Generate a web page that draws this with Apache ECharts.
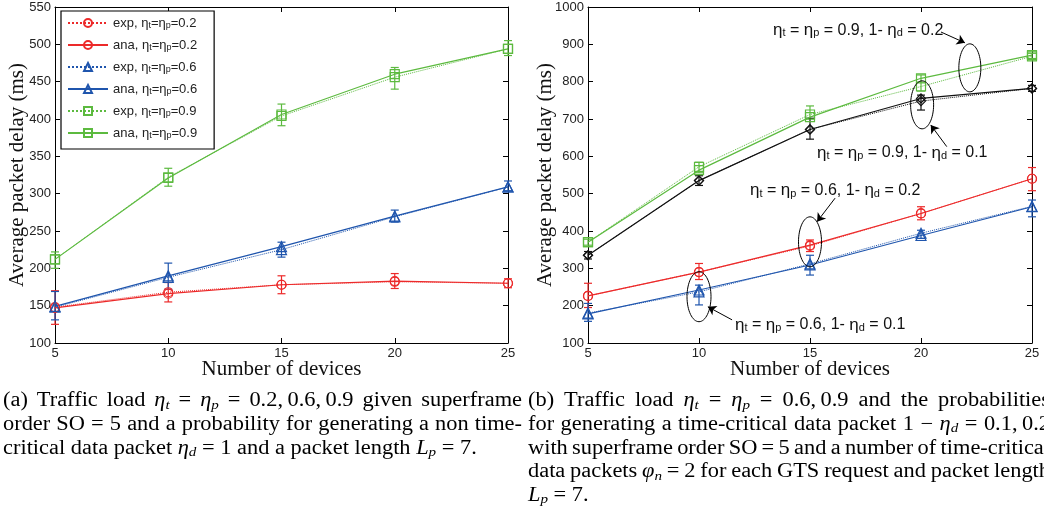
<!DOCTYPE html>
<html>
<head>
<meta charset="utf-8">
<script src="https://cdn.jsdelivr.net/npm/echarts@6/dist/echarts.min.js"></script>
<style>html,body{margin:0;padding:0;background:#fff}#main{width:1044px;height:515px}</style>
</head>
<body>
<div id="main"></div>
<script>
// x values: number of devices
var devices = [5, 10, 15, 20, 25];

// (a) eta_d = 1
var expA02 = [148, 168, 178, 182, 180];
var anaA02 = [147, 166, 178, 183, 180];
var errA02 = [[125, 170], [155, 181], [166, 190], [173, 193], [174, 186]];
var expA06 = [148, 188, 225, 269, 309];
var anaA06 = [149, 190, 229, 270, 309];
var errA06 = [[131, 169], [172, 207], [215, 235], [262, 278], [304, 317]];
var expA09 = [212, 322, 404, 456, 494];
var anaA09 = [212, 321, 406, 460, 494];
var errA09 = [[200, 222], [310, 334], [391, 420], [440, 469], [485, 505]];

// (b) time-critical packets
var expB0902 = [370, 572, 712, 787, 868];
var anaB0902 = [370, 563, 705, 809, 871];
var errB0902 = [[362, 378], [556, 584], [700, 735], [775, 818], [862, 876]];
var expB0901 = [335, 535, 672, 748, 782];
var anaB0901 = [335, 535, 672, 755, 782];
var errB0901 = [[325, 345], [522, 548], [646, 702], [724, 764], [774, 790]];
var expB0602 = [226, 290, 360, 447, 540];
var anaB0602 = [226, 290, 362, 447, 540];
var errB0602 = [[195, 260], [270, 313], [345, 376], [430, 465], [508, 570]];
var expB0601 = [180, 237, 312, 394, 466];
var anaB0601 = [178, 242, 309, 388, 465];
var errB0601 = [[158, 206], [202, 255], [282, 335], [380, 402], [438, 483]];

var legendNames = ['exp, ηt=ηp=0.2', 'ana, ηt=ηp=0.2', 'exp, ηt=ηp=0.6', 'ana, ηt=ηp=0.6', 'exp, ηt=ηp=0.9', 'ana, ηt=ηp=0.9'];

// annotation of panel (b): ellipse centres [x, y, rx px, ry px]
var ellipses = [[22.2, 837, 11, 24], [20.05, 738, 11.5, 24], [15, 371, 11.5, 25], [10, 224, 12, 25]];
// arrows [x1, y1, x2, y2] (head at the second point)
var arrows = [[20.9, 933, 21.98, 904], [21.16, 626, 20.44, 684], [16.13, 488, 15.32, 425], [11.49, 162, 10.4, 197]];
// labels [x, y, text]
var notes = [[13.33, 938, '{e|η}{s|t} = {e|η}{s|p} = 0.9, 1- {e|η}{s|d} = 0.2'],
             [15.32, 609, '{e|η}{s|t} = {e|η}{s|p} = 0.9, 1- {e|η}{s|d} = 0.1'],
             [12.3, 508, '{e|η}{s|t} = {e|η}{s|p} = 0.6, 1- {e|η}{s|d} = 0.2'],
             [11.62, 148, '{e|η}{s|t} = {e|η}{s|p} = 0.6, 1- {e|η}{s|d} = 0.1']];

var capA = ['(a) Traffic load {i|η}{s|t} = {i|η}{s|p} = 0.2,\u20090.6,\u20090.9 given superframe',
            'order SO = 5 and a probability for generating a non time-',
            'critical data packet {i|η}{s|d} = 1 and a packet length {i|L}{s|p} = 7.'];
var capB = ['(b) Traffic load {i|η}{s|t} = {i|η}{s|p} = 0.6,\u20090.9 and the probabilities',
            'for generating a time-critical data packet 1 \u2212 {i|η}{s|d} = 0.1,\u20090.2',
            'with superframe order SO = 5 and a number of time-critical',
            'data packets {i|φ}{s|n} = 2 for each GTS request and packet length',
            '{i|L}{s|p} = 7.'];

var serif = '"Liberation Serif", "Times New Roman", serif';
var sans = '"Liberation Sans", Arial, sans-serif';
var RED = '#ec2a2a', BLUE = '#1f55ad', GREEN = '#5cba3f', BLACK = '#111';
var CAP_SX = 1.12; // caption glyphs are a bit wider than Liberation Serif

function pts(vals) { return devices.map(function (d, i) { return [d, vals[i]]; }); }

function line(name, vals, color, symbol, dotted, axis) {
    return {
        type: 'line', name: name, data: pts(vals), xAxisIndex: axis, yAxisIndex: axis,
        symbol: symbol, symbolSize: symbol == 'triangle' ? 10 : 9, showSymbol: true,
        lineStyle: {color: color, width: dotted ? 1 : 1.2, type: dotted ? 'dotted' : 'solid'},
        itemStyle: {color: 'rgba(255,255,255,0)', borderColor: color, borderWidth: 1.2},
        emphasis: {disabled: true}, z: dotted ? 3 : 4
    };
}

function errRender(params, api) {
    var x = api.value(0);
    var lo = api.coord([x, api.value(1)]), hi = api.coord([x, api.value(2)]);
    var st = {stroke: api.visual('color'), lineWidth: 1.2};
    return {type: 'group', children: [
        {type: 'line', shape: {x1: lo[0], y1: lo[1], x2: hi[0], y2: hi[1]}, style: st},
        {type: 'line', shape: {x1: lo[0] - 4, y1: lo[1], x2: lo[0] + 4, y2: lo[1]}, style: st},
        {type: 'line', shape: {x1: hi[0] - 4, y1: hi[1], x2: hi[0] + 4, y2: hi[1]}, style: st}
    ]};
}

function errs(err, color, axis) {
    return {
        type: 'custom', renderItem: errRender, xAxisIndex: axis, yAxisIndex: axis,
        data: devices.map(function (d, i) { return [d, err[i][0], err[i][1]]; }),
        encode: {x: 0, y: [1, 2]}, itemStyle: {color: color}, z: 2, silent: true
    };
}

function xAx(grid, bottom) {
    return {
        type: 'value', gridIndex: grid, min: 5, max: 25, interval: 5, position: bottom ? 'bottom' : 'top',
        axisLine: {onZero: false, lineStyle: {color: '#000', width: 1}},
        axisTick: {inside: true, length: 5, lineStyle: {color: '#000'}},
        axisLabel: {show: bottom, margin: 4, fontFamily: sans, fontSize: 13, color: '#222'},
        splitLine: {show: false},
        name: bottom ? 'Number of devices' : '', nameLocation: 'middle', nameGap: 16, nameMoveOverlap: false,
        nameTextStyle: {fontFamily: serif, fontSize: 21, color: '#111'}
    };
}

function yAx(grid, left, max, step, gap) {
    return {
        type: 'value', gridIndex: grid, min: 100, max: max, interval: step, position: left ? 'left' : 'right',
        axisLine: {onZero: false, lineStyle: {color: '#000', width: 1}},
        axisTick: {inside: true, length: 5, lineStyle: {color: '#000'}},
        axisLabel: {show: left, margin: 4, fontFamily: sans, fontSize: 13, color: '#222',
            formatter: function (v) { return String(v); }},
        splitLine: {show: false},
        name: left ? 'Average packet delay (ms)' : '', nameLocation: 'middle', nameGap: gap, nameMoveOverlap: false,
        nameTextStyle: {fontFamily: serif, fontSize: 21, color: '#111'}
    };
}

// caption lines, justified like the LaTeX source
var ctx = document.createElement('canvas').getContext('2d');
var capRich = {
    r: {fontFamily: serif, fontSize: 20, lineHeight: 22, color: '#111'},
    i: {fontFamily: serif, fontSize: 20, fontStyle: 'italic', lineHeight: 22, color: '#111'},
    s: {fontFamily: serif, fontSize: 13.5, fontStyle: 'italic', lineHeight: 14, padding: [8, 0, 0, 0], verticalAlign: 'bottom', color: '#111'}
};
function fontOf(st) { return (st.fontStyle || 'normal') + ' ' + st.fontSize + 'px ' + st.fontFamily; }
var gapCount = 0;
function justify(text, width, last) {
    var words = [[]];
    text.replace(/\{(\w)\|([^}]*)\}|([^{]+)/g, function (m, st, tx, plain) {
        if (plain != null) {
            plain.split(' ').forEach(function (w, k) {
                if (k > 0) words.push([]);
                if (w) words[words.length - 1].push(['r', w]);
            });
        } else words[words.length - 1].push([st, tx]);
        return '';
    });
    words = words.filter(function (w) { return w.length; });
    var total = 0;
    words.forEach(function (w) {
        w.forEach(function (p) { ctx.font = fontOf(capRich[p[0]]); total += ctx.measureText(p[1]).width; });
    });
    ctx.font = fontOf(capRich.r);
    var gap = last || words.length < 2 ? ctx.measureText(' ').width : (width - total) / (words.length - 1);
    var key = 'g' + (gapCount++);
    capRich[key] = {fontFamily: serif, fontSize: 20, lineHeight: 22, width: gap};
    return words.map(function (w) {
        return w.map(function (p) { return '{' + p[0] + '|' + p[1] + '}'; }).join('');
    }).join('{' + key + '| }');
}

var series = [
    line(legendNames[0], expA02, RED, 'circle', true, 0),
    line(legendNames[1], anaA02, RED, 'circle', false, 0),
    line(legendNames[2], expA06, BLUE, 'triangle', true, 0),
    line(legendNames[3], anaA06, BLUE, 'triangle', false, 0),
    line(legendNames[4], expA09, GREEN, 'rect', true, 0),
    line(legendNames[5], anaA09, GREEN, 'rect', false, 0),
    errs(errA02, RED, 0), errs(errA06, BLUE, 0), errs(errA09, GREEN, 0),
    line('exp 0.9/0.2', expB0902, GREEN, 'rect', true, 2),
    line('ana 0.9/0.2', anaB0902, GREEN, 'rect', false, 2),
    line('exp 0.9/0.1', expB0901, BLACK, 'diamond', true, 2),
    line('ana 0.9/0.1', anaB0901, BLACK, 'diamond', false, 2),
    line('exp 0.6/0.2', expB0602, RED, 'circle', true, 2),
    line('ana 0.6/0.2', anaB0602, RED, 'circle', false, 2),
    line('exp 0.6/0.1', expB0601, BLUE, 'triangle', true, 2),
    line('ana 0.6/0.1', anaB0601, BLUE, 'triangle', false, 2),
    errs(errB0902, GREEN, 2), errs(errB0901, BLACK, 2), errs(errB0602, RED, 2), errs(errB0601, BLUE, 2)
];
// arrows of the annotations
series[12].markLine = {
    silent: true, symbol: ['none', 'arrow'], symbolSize: 8, animation: false,
    lineStyle: {color: '#000', width: 1, type: 'solid'}, label: {show: false},
    data: arrows.map(function (a) { return [{coord: [a[0], a[1]]}, {coord: [a[2], a[3]]}]; })
};

var chart = echarts.init(document.getElementById('main'));
chart.setOption({
    animation: false,
    backgroundColor: '#fff',
    grid: [
        {left: 55, right: 536, top: 7, bottom: 172, outerBoundsMode: 'none'},
        {left: 588, right: 12, top: 7, bottom: 172, outerBoundsMode: 'none'}
    ],
    xAxis: [xAx(0, true), xAx(0, false), xAx(1, true), xAx(1, false)],
    yAxis: [yAx(0, true, 550, 50, 27), yAx(0, false, 550, 50, 0), yAx(1, true, 1000, 100, 32), yAx(1, false, 1000, 100, 0)],
    legend: {
        data: legendNames, left: 61, top: 11, orient: 'vertical',
        itemWidth: 40, itemHeight: 10, itemGap: 6,
        borderColor: '#000', borderWidth: 1.2, padding: [3, 17, 9, 6], backgroundColor: '#fff',
        selectedMode: false,
        textStyle: {fontFamily: sans, fontSize: 13, color: '#222', lineHeight: 14,
            rich: {s: {fontFamily: sans, fontSize: 9, lineHeight: 9, padding: [7, 0, 0, 0], verticalAlign: 'bottom', color: '#222'}}},
        formatter: function (name) { return name.replace(/η([tp])/g, 'η{s|$1}'); }
    },
    series: series
});

function px(p) { return chart.convertToPixel({xAxisIndex: 2, yAxisIndex: 2}, p); }
var graphics = [];
ellipses.forEach(function (e) {
    var c = px([e[0], e[1]]);
    graphics.push({type: 'ellipse', shape: {cx: c[0], cy: c[1], rx: e[2], ry: e[3]},
        style: {fill: 'none', stroke: '#000', lineWidth: 1}, z: 10, silent: true});
});
var noteRich = {
    e: {fontFamily: sans, fontSize: 17, lineHeight: 17, color: '#111'},
    s: {fontFamily: sans, fontSize: 11, lineHeight: 11, padding: [7, 0, 0, 0], verticalAlign: 'bottom', color: '#111'}
};
notes.forEach(function (n) {
    var c = px([n[0], n[1]]);
    graphics.push({type: 'text', x: c[0], y: c[1], z: 10, silent: true,
        style: {text: n[2], rich: noteRich, fontFamily: sans, fontSize: 16, lineHeight: 17, fill: '#111', verticalAlign: 'middle'}});
});
capA.forEach(function (t, k) {
    graphics.push({type: 'text', x: 3, y: 401 + k * 23.7, scaleX: CAP_SX, silent: true,
        style: {text: justify(t, 519 / CAP_SX, k == capA.length - 1), rich: capRich, verticalAlign: 'middle'}});
});
capB.forEach(function (t, k) {
    graphics.push({type: 'text', x: 528, y: 401 + k * 23.7, scaleX: CAP_SX, silent: true,
        style: {text: justify(t, 522 / CAP_SX, k == capB.length - 1), rich: capRich, verticalAlign: 'middle'}});
});
chart.setOption({graphic: graphics});
</script>
</body>
</html>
^^^^^^^^^^^^^^^^
* [EXERCISE DIRECTIONS] With the pictures left out, restate word for word every line of the data above, from the first down to the line that contains "469], [485, 505]];".

* [THE ANSWER]
Generate a web page that draws this with Apache ECharts.
<!DOCTYPE html>
<html>
<head>
<meta charset="utf-8">
<script src="https://cdn.jsdelivr.net/npm/echarts@6/dist/echarts.min.js"></script>
<style>html,body{margin:0;padding:0;background:#fff}#main{width:1044px;height:515px}</style>
</head>
<body>
<div id="main"></div>
<script>
// x values: number of devices
var devices = [5, 10, 15, 20, 25];

// (a) eta_d = 1
var expA02 = [148, 168, 178, 182, 180];
var anaA02 = [147, 166, 178, 183, 180];
var errA02 = [[125, 170], [155, 181], [166, 190], [173, 193], [174, 186]];
var expA06 = [148, 188, 225, 269, 309];
var anaA06 = [149, 190, 229, 270, 309];
var errA06 = [[131, 169], [172, 207], [215, 235], [262, 278], [304, 317]];
var expA09 = [212, 322, 404, 456, 494];
var anaA09 = [212, 321, 406, 460, 494];
var errA09 = [[200, 222], [310, 334], [391, 420], [440, 469], [485, 505]];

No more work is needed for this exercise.